The key toxicities [found on the L-MIND study] are neutropenia, anemia, and thrombocytopenia. Grade 3 neutropenia was 27% and grade 4 at 21%, so a total 48% of patients [were] getting grade 3 or 4 neutropenia. Any-grade febrile neutropenia was only at 12%, so it was not significant, but that’s one of the key hematologic toxicities to keep in mind.3
The [most common] nonhematologic toxicities were fatigue, diarrhea, cough, fever, edema, respiratory infection, and loss of appetite. Grade 3 and 4 rash sticks out at 9%, and most of the rest are pretty uncommon. Diarrhea was common at 32%.
Fifty-one percent [of patients on the trial] had serious adverse events [AEs], with 12% discontinuing combination therapy due to an AE. Nineteen of these serious AEs were thought to be related to treatment and 13% of these events led to death. Upon discontinuation of lenalidomide after cycle 12, or earlier if they had toxicities, the rate of these AEs went down during tafasitamab monotherapy.

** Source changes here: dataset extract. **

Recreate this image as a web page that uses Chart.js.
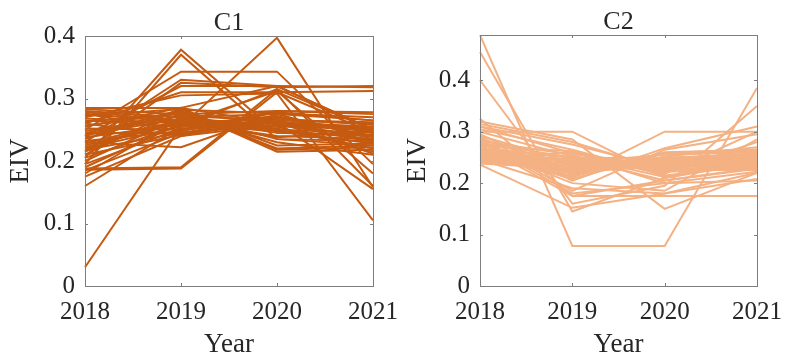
<!DOCTYPE html>
<html>
<head>
<meta charset="utf-8">
<script src="https://cdn.jsdelivr.net/npm/chart.js@4.4.0/dist/chart.umd.min.js"></script>
<style>
  html, body { margin: 0; padding: 0; background: #ffffff; }
  #wrap { position: relative; width: 793px; height: 360px; overflow: hidden; }
  canvas { position: absolute; top: 0; }
</style>
</head>
<body>
<div id="wrap">
  <canvas id="c1" width="420" height="360" style="left:0px"></canvas>
  <canvas id="c2" width="413" height="360" style="left:380px"></canvas>
</div>
<script>
// Survey years (x axis)
const years = ['2018', '2019', '2020', '2021'];

// EIV tick values per panel
const ticksC1 = [0, 0.1, 0.2, 0.3, 0.4];
const ticksC2 = [0, 0.1, 0.2, 0.3, 0.4];

// Cluster C1: EIV of each site, one array per year (same site order in each)
const c1Y2018 = [0.030, 0.205, 0.195, 0.250, 0.230, 0.215, 0.240, 0.260, 0.270, 0.188,
                 0.186, 0.230, 0.285, 0.283, 0.280, 0.278, 0.275, 0.272, 0.268, 0.265,
                 0.260, 0.256, 0.252, 0.248, 0.245, 0.242, 0.238, 0.235, 0.232, 0.228,
                 0.225, 0.220, 0.215, 0.210, 0.205, 0.200, 0.195, 0.190, 0.185, 0.180,
                 0.175, 0.160, 0.210, 0.240, 0.255, 0.222, 0.263, 0.276, 0.218, 0.245];
const c1Y2019 = [0.255, 0.378, 0.370, 0.343, 0.330, 0.325, 0.320, 0.310, 0.305, 0.190,
                 0.188, 0.222, 0.285, 0.275, 0.270, 0.265, 0.262, 0.283, 0.260, 0.255,
                 0.240, 0.278, 0.250, 0.272, 0.245, 0.268, 0.258, 0.280, 0.248, 0.265,
                 0.262, 0.255, 0.276, 0.242, 0.258, 0.270, 0.252, 0.260, 0.245, 0.268,
                 0.240, 0.255, 0.285, 0.282, 0.285, 0.262, 0.275, 0.248, 0.245, 0.272];
const c1Y2020 = [0.397, 0.245, 0.235, 0.343, 0.320, 0.318, 0.320, 0.310, 0.308, 0.315,
                 0.310, 0.275, 0.260, 0.280, 0.275, 0.255, 0.240, 0.215, 0.250, 0.265,
                 0.268, 0.220, 0.262, 0.230, 0.258, 0.245, 0.272, 0.225, 0.278, 0.252,
                 0.260, 0.270, 0.235, 0.265, 0.248, 0.255, 0.262, 0.312, 0.270, 0.250,
                 0.258, 0.315, 0.320, 0.276, 0.218, 0.238, 0.262, 0.280, 0.262, 0.265];
const c1Y2021 = [0.158, 0.240, 0.225, 0.195, 0.250, 0.320, 0.318, 0.312, 0.105, 0.250,
                 0.245, 0.235, 0.230, 0.278, 0.265, 0.255, 0.235, 0.218, 0.245, 0.260,
                 0.258, 0.225, 0.252, 0.210, 0.248, 0.242, 0.238, 0.228, 0.265, 0.220,
                 0.250, 0.240, 0.232, 0.262, 0.228, 0.215, 0.255, 0.180, 0.245, 0.235,
                 0.240, 0.160, 0.250, 0.270, 0.222, 0.248, 0.155, 0.275, 0.212, 0.232];

// Cluster C2: EIV of each site, one array per year
const c2Y2018 = [0.488, 0.455, 0.400, 0.325, 0.320, 0.300, 0.315, 0.310, 0.305, 0.295,
                 0.290, 0.285, 0.280, 0.275, 0.270, 0.268, 0.265, 0.262, 0.260, 0.258,
                 0.255, 0.252, 0.250, 0.248, 0.246, 0.244, 0.242, 0.240, 0.238, 0.236,
                 0.282, 0.278, 0.272, 0.266, 0.262, 0.256, 0.254, 0.250, 0.248, 0.244,
                 0.240, 0.238, 0.310, 0.300, 0.292, 0.286, 0.276, 0.268, 0.258, 0.246];
const c2Y2019 = [0.078, 0.145, 0.160, 0.175, 0.285, 0.300, 0.280, 0.275, 0.265, 0.210,
                 0.205, 0.185, 0.180, 0.175, 0.200, 0.250, 0.250, 0.245, 0.240, 0.235,
                 0.230, 0.225, 0.220, 0.215, 0.260, 0.248, 0.238, 0.232, 0.228, 0.152,
                 0.255, 0.250, 0.262, 0.218, 0.212, 0.242, 0.236, 0.226, 0.244, 0.222,
                 0.232, 0.246, 0.258, 0.252, 0.240, 0.234, 0.228, 0.220, 0.208, 0.190];
const c2Y2020 = [0.078, 0.210, 0.195, 0.205, 0.150, 0.210, 0.225, 0.230, 0.218, 0.300,
                 0.268, 0.265, 0.200, 0.175, 0.185, 0.248, 0.240, 0.235, 0.255, 0.245,
                 0.250, 0.240, 0.248, 0.258, 0.222, 0.232, 0.228, 0.238, 0.245, 0.180,
                 0.200, 0.205, 0.215, 0.252, 0.260, 0.230, 0.242, 0.236, 0.226, 0.248,
                 0.232, 0.238, 0.220, 0.212, 0.225, 0.242, 0.250, 0.235, 0.258, 0.180];
const c2Y2021 = [0.385, 0.240, 0.350, 0.230, 0.220, 0.245, 0.250, 0.240, 0.300, 0.300,
                 0.310, 0.295, 0.205, 0.175, 0.285, 0.258, 0.250, 0.245, 0.260, 0.238,
                 0.255, 0.232, 0.248, 0.262, 0.228, 0.235, 0.225, 0.242, 0.252, 0.220,
                 0.222, 0.228, 0.235, 0.270, 0.265, 0.245, 0.240, 0.228, 0.230, 0.250,
                 0.238, 0.232, 0.280, 0.248, 0.236, 0.256, 0.242, 0.226, 0.266, 0.208];

const SERIF = "'Liberation Serif', 'Times New Roman', serif";
const TEXT = '#262626';
const AXIS = '#7d7d7d';

// Box around the plot area with inward tick marks on all four sides, plus the panel title
const framePlugin = {
  id: 'frame',
  afterDatasetsDraw(chart, args, opts) {
    const { ctx, chartArea: a, scales: { x, y } } = chart;
    const L = 3;
    ctx.save();
    ctx.strokeStyle = AXIS;
    ctx.lineWidth = 1;
    ctx.strokeRect(Math.round(a.left) + 0.5, Math.round(a.top) + 0.5,
                   Math.round(a.right - a.left), Math.round(a.bottom - a.top));
    ctx.beginPath();
    x.ticks.forEach((t, i) => {
      const px = Math.round(x.getPixelForTick(i)) + 0.5;
      ctx.moveTo(px, a.bottom); ctx.lineTo(px, a.bottom - L);
      ctx.moveTo(px, a.top); ctx.lineTo(px, a.top + L);
    });
    y.ticks.forEach((t, i) => {
      const py = Math.round(y.getPixelForTick(i)) + 0.5;
      ctx.moveTo(a.left, py); ctx.lineTo(a.left + L, py);
      ctx.moveTo(a.right, py); ctx.lineTo(a.right - L, py);
    });
    ctx.stroke();
    ctx.fillStyle = TEXT;
    ctx.font = '26px ' + SERIF;
    ctx.textAlign = 'center';
    ctx.textBaseline = 'middle';
    ctx.fillText(opts.title, (a.left + a.right) / 2, a.top - opts.titleGap);
    ctx.restore();
  }
};

function makePanel(canvasId, title, cols, tickVals, yMax, color, pad, yTitlePad) {
  const datasets = cols[0].map((_, i) => ({
    data: cols.map(c => c[i]),
    borderColor: color,
    borderWidth: 2,
    pointRadius: 0,
    pointHoverRadius: 0,
    fill: false,
    tension: 0
  }));
  return new Chart(document.getElementById(canvasId), {
    type: 'line',
    data: { labels: years, datasets },
    options: {
      responsive: false,
      animation: false,
      events: [],
      layout: { padding: pad },
      plugins: {
        legend: { display: false },
        tooltip: { enabled: false },
        title: { display: false },
        frame: { title, titleGap: 13 }
      },
      scales: {
        x: {
          type: 'category',
          offset: false,
          grid: { display: false, drawTicks: false },
          border: { display: false },
          ticks: { color: TEXT, font: { family: SERIF, size: 25 }, padding: 11, maxRotation: 0, autoSkip: false },
          title: { display: true, text: 'Year', color: TEXT, font: { family: SERIF, size: 27 }, padding: { top: 0, bottom: -1 } },
          afterFit: s => { s.height = 74; }
        },
        y: {
          min: 0,
          max: yMax,
          grid: { display: false, drawTicks: false },
          border: { display: false },
          ticks: { color: TEXT, font: { family: SERIF, size: 25 }, padding: 10, includeBounds: false },
          afterBuildTicks: s => { s.ticks = tickVals.map(v => ({ value: v })); },
          title: { display: true, text: 'EIV', color: TEXT, font: { family: SERIF, size: 27 }, padding: { top: yTitlePad, bottom: 0 } },
          afterFit: s => { s.width = 85; }
        }
      }
    },
    plugins: [framePlugin]
  });
}

makePanel('c1', 'C1', [c1Y2018, c1Y2019, c1Y2020, c1Y2021], ticksC1, 0.4, '#C55A11',
          { top: 36, right: 47, bottom: 0, left: 0 }, 5);
makePanel('c2', 'C2', [c2Y2018, c2Y2019, c2Y2020, c2Y2021], ticksC2, 0.488, '#F4B183',
          { top: 35, right: 25, bottom: 0, left: 15 }, 7);
</script>
</body>
</html>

Toxicities that occurred during the first 12 cycles of combination therapy and toxicities with tafasitamab monotherapy in 37 patients, who either made it to a year or they came off lenalidomide because of toxicities, [went down]. The number of patients with grade 4 neutropenia went down [to 19 with the combination therapy and 5 with the tafasitamab monotherapy] as [did the number of] patients with anemia, [34 patients grade 1-3 compared with 10 patients with grade 1 anemia, respectively]. Basically, everything went down. This indicates that most of these toxicities are due to lenalidomide, and when the patients can get through that first year again on tafasitamab monotherapy, the toxicities go down.